If you mean "disruption" - lowering the prices of a cab by bypassing regulation - not really.
they bypassed the regulation artificially limiting supply - medallions. Such limit of supply has nothing to do with public interests/safety/etc... and in many cases actually goes against the public interest.
It possible that the regulations are too strict, and I don't support medallions, but I don't support Uber breaking a number of other regulations - e.g. surge pricing, insurance, drivers that actually know the city (in e.g. London).
My worst Uber experience is better than my best cab experience. I don't know anyone who's tried Uber here who would go back to using cabs except as a last resort. I don't understand why people would prefer a random almost untraceable taxi (Unless you memorize or document the license # of every driver, assuming it's even legit) over a known GPS tracked Uber. Perhaps things are different in other cities.
Does any other city have such a strict knowledge test as London? Certainly it's not common.
With that in mind, if you support the Knowledge requirement in London: do you think that other cities should have their own Knowledge? Or that London is a special case? Or do you think the Knowledge itself is too strict, but something like it is good? Or...?
Would you mind elaborating on the idea of sustainable pricing?
I ask because it sounds not too far away from, for example, "With the goal of artificially inflating the price of transportation, for the benefit cartel members, we will constrain the supply". See OPEC. This type of collusion is typically considered to be anti-competitive, and not in the best interest of society overall, or of the market counterparties. Silicon Valley's "No Hire List" conspiracy is another example of cartel action to manipulate market price for the cartel's benefit - in that case, illegal.
Why should the government support a specific type of private business (taxi companies) in this way? Competition is a good thing - we ought to encourage taxis and other transportation companies to compete with each other and offer the lowest price. I don't in general want my government to prop up businesses that cannot survive on their own (moral hazard, among other reasons), especially if society can solve the same problems with businesses that thrive naturally. To make this claim, there needs to be an objective way to define what a "sustainable price" is. Can such a thing be defined? (except as follows)
The fair market price is the sustainable price. Anything else is unsustainable and will only persist as long as artificial constraints are applied, such as arbitrary limitations on supply. This is not healthy, and harms the market and the consumer (deadweight loss). A functioning market balances supply and demand naturally through the negotiation of price.
Do other forms of transportation such as long-haul trucking or air travel require limitations on the number of trucks or planes in order for their markets to function effectively? It seems as though they don't. We expect airlines and trucking companies to compete with each other in order to offer the lowest price, and these days consumers select airlines largely on price. Why is regulation to artificially constrain supply necessary for taxis but not trucks or airlines?

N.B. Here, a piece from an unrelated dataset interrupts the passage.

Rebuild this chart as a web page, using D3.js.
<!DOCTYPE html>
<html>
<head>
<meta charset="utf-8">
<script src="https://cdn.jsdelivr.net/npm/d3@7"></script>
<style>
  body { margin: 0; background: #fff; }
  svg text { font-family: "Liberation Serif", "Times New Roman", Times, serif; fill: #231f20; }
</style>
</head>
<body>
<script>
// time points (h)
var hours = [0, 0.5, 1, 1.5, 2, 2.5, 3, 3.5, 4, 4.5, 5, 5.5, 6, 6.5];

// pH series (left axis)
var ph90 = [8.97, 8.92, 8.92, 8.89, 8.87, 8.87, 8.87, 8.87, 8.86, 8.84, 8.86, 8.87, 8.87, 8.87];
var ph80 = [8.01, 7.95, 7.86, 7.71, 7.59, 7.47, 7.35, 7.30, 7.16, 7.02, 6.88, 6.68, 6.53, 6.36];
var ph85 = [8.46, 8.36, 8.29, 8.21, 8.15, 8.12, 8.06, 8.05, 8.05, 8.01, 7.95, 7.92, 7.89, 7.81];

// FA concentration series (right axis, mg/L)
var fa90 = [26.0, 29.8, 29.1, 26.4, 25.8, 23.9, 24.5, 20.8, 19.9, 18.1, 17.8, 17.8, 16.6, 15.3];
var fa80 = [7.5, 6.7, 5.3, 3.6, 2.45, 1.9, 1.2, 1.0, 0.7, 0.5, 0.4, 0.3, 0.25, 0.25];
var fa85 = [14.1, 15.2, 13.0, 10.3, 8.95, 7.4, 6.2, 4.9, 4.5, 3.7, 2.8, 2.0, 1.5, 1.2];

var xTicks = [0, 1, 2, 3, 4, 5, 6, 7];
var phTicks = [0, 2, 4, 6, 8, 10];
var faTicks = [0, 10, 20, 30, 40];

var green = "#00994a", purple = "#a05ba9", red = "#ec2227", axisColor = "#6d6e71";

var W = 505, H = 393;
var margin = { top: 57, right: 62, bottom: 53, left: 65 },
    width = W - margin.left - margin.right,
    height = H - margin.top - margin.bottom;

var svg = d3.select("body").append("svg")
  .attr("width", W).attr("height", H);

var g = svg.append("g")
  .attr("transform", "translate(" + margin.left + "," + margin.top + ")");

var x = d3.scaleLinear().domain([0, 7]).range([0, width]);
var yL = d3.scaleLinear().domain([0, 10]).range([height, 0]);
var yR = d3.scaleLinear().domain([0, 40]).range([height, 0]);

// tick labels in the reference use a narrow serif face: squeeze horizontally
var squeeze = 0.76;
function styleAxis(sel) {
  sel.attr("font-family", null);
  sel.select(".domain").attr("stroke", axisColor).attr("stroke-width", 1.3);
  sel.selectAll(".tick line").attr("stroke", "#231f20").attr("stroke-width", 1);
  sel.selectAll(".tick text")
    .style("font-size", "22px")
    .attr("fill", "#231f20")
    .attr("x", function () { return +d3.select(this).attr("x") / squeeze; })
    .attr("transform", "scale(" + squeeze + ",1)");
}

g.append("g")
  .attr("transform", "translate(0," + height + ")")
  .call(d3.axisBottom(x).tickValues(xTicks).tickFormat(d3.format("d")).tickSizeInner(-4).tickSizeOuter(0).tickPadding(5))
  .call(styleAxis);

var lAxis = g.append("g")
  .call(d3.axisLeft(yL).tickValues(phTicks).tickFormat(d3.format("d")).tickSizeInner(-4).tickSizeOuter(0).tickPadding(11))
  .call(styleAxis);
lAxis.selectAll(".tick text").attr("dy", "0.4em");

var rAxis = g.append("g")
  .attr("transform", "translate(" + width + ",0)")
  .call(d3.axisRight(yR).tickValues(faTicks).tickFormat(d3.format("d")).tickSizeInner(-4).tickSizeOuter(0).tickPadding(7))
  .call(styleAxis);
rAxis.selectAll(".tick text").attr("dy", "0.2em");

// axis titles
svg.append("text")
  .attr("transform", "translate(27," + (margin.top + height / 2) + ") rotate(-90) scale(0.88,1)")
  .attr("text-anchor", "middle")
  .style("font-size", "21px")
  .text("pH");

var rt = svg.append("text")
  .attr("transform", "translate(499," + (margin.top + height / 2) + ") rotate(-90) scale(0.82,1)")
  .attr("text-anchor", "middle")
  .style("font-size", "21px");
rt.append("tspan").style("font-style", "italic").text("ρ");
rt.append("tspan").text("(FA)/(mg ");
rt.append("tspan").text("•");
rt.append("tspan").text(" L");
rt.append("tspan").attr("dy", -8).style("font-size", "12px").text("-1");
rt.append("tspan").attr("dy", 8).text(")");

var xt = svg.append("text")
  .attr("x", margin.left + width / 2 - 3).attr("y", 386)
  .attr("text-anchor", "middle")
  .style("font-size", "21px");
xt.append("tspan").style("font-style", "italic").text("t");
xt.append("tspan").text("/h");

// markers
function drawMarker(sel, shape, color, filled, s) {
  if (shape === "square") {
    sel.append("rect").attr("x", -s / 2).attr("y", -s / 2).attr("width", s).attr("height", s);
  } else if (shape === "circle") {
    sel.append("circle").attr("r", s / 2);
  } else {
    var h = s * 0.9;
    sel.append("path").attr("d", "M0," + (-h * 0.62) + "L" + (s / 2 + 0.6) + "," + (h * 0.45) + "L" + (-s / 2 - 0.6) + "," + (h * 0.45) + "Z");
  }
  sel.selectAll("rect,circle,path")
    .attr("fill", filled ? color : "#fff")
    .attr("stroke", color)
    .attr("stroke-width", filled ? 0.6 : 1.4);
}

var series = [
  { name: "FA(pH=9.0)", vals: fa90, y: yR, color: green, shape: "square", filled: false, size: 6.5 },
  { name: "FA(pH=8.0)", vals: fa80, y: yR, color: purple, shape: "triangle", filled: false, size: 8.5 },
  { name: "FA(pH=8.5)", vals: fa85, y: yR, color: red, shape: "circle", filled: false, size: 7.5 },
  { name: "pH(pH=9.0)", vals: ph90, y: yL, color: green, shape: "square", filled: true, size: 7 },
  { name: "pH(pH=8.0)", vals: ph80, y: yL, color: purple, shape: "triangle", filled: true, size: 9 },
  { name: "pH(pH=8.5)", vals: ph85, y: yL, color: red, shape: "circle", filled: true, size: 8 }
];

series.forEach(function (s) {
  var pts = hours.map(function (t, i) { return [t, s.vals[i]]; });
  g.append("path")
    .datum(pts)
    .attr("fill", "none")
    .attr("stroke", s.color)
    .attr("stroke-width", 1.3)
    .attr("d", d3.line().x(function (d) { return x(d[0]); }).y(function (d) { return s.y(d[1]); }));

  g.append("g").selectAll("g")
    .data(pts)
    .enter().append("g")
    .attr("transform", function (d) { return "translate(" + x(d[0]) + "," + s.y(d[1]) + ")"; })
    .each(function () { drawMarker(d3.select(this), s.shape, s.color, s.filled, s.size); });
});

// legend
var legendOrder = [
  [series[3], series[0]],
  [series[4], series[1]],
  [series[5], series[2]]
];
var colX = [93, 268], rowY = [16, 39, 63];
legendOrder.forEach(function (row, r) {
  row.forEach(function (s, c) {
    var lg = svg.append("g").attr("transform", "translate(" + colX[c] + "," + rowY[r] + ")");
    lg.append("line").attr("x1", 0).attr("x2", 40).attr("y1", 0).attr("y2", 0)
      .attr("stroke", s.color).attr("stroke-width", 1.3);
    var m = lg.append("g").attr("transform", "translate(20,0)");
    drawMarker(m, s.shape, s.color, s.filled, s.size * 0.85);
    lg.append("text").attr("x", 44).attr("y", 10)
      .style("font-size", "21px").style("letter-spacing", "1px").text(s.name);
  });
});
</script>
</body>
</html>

It seems to me that such regulation is in fact not necessary, and not in the best interest of society; but is rather regulation that has resulted from "regulatory capture", and protects certain vested interests, at the expense of other transportation companies like Uber and Lyft, as well as the general consumer.
Surge pricing is a good thing, and if regulations prohibit it, then that's another example of undesirable regulatory intervention in a market. Surge pricing is another concept that's effectively standard and well-accepted in air travel: if you travel when it's busy, the fare will cost more. I discussed surge pricing in a previous comment: https://news.ycombinator.com/item?id=8720969 The consumer protection issue of fixing taxi fares so that people don't get taken advantage of by unethical cabbies does not apply to Uber.
I am not sure about the insurance issue, but I agree that Uber ought to be required to provide whatever insurance is conventionally required by vehicles in that category. Perhaps that's taxis when comparing to UberX, and private towncars when comparing to Uber.
well, good luck, as i obviously didn't have enough luck to successfully use taxi when i tried even with a working phone :)
>To keep the price sustainable, cities limit the supply of taxis. In exchange taxis need to obey some rules (e.g. can't reject people).
And Santa Claus is real.
>It possible that the regulations are too strict,
who cares what regulations are if taxi service is that bad and thus the regulations are worthless? What happened with Uber (AirBNB/etc...) is the classical case from Hegelian dialectic - when situation gets that bad, that "badness" is a fertile soil from which a principally new solution emerges which fundamentally changes the situation - in western world such process is called "disruption". Attempts to reverse the situation after that is, like our Borg friends like to say, futile.